Kolumne

liegengeblieben # 2 [Lettre]

Bikini-Effekt

Mir begegnet folgendes im industriellen Alltag oft: es werden Probleme nicht dorthin gedacht, wo sie prinzipiell aufgelöst werden können, sondern dorthin, wo sie mit dem geringsten Aufwand (= i.d.R. kostengünstig) so gestaltet werden können, daß man sie fortan ignorieren kann. Das ist ein großer Unterschied. Es zeigt, Problemlöser und Entscheidungsträger haben schon eine Vorstellung davon, wie die Problemlösung aussehen soll: sie darf nichts kosten. Sehr kluge Karriere-Menschen nutzen das und bieten solche Lösungen an, auch wenn sie nur zum Schein funktionieren.

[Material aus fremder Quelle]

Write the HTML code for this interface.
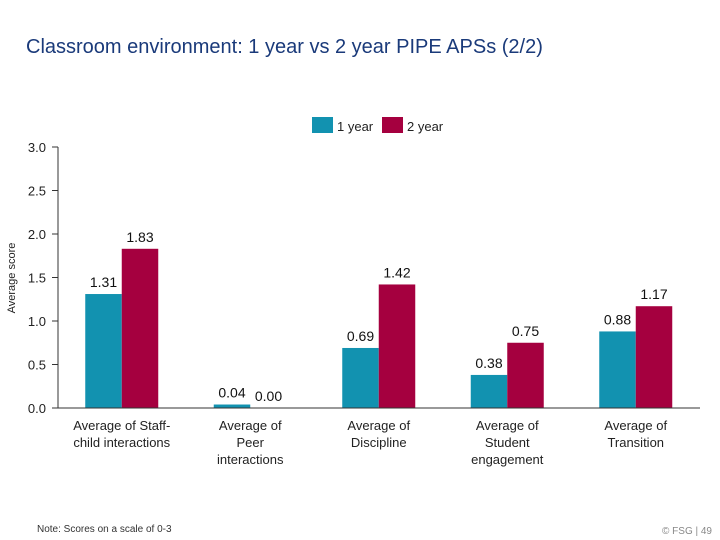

Unlängst  erlebt: es erklärte ein externer Consulter seinem Auftraggeber gebetsmühlenartig: „das ist nicht Ihr Kerngeschäft“, was dahin führte, daß der Unternehmer das Gefühl hatte, er müsse sich nur endlich aufs Kerngeschäft konzentrieren und werde dann auch effizientere Verhältnisse sehen. Er ließ den Consulter wirken. Der blieb kerngeschäftig. Aufgewacht ist der Unternehmer am Ende, daß nach einigen Monaten und einer ½ Million Gage im Sand, auch die gewachsenen Betriebsabläufe komplett durcheinander gebracht und die Arbeiten, die nicht „zum Kerngeschäft“ gehörten, für teures Geld an auswärtige Firmen vergeben worden waren. Am Ende wurde per anno nicht ein einziger Prozentpunkt mehr produziert, bei gleicher Mannschaft, aber die Kosten waren explodiert. Nicht fertig gedacht? Kosmetisch gewirkt?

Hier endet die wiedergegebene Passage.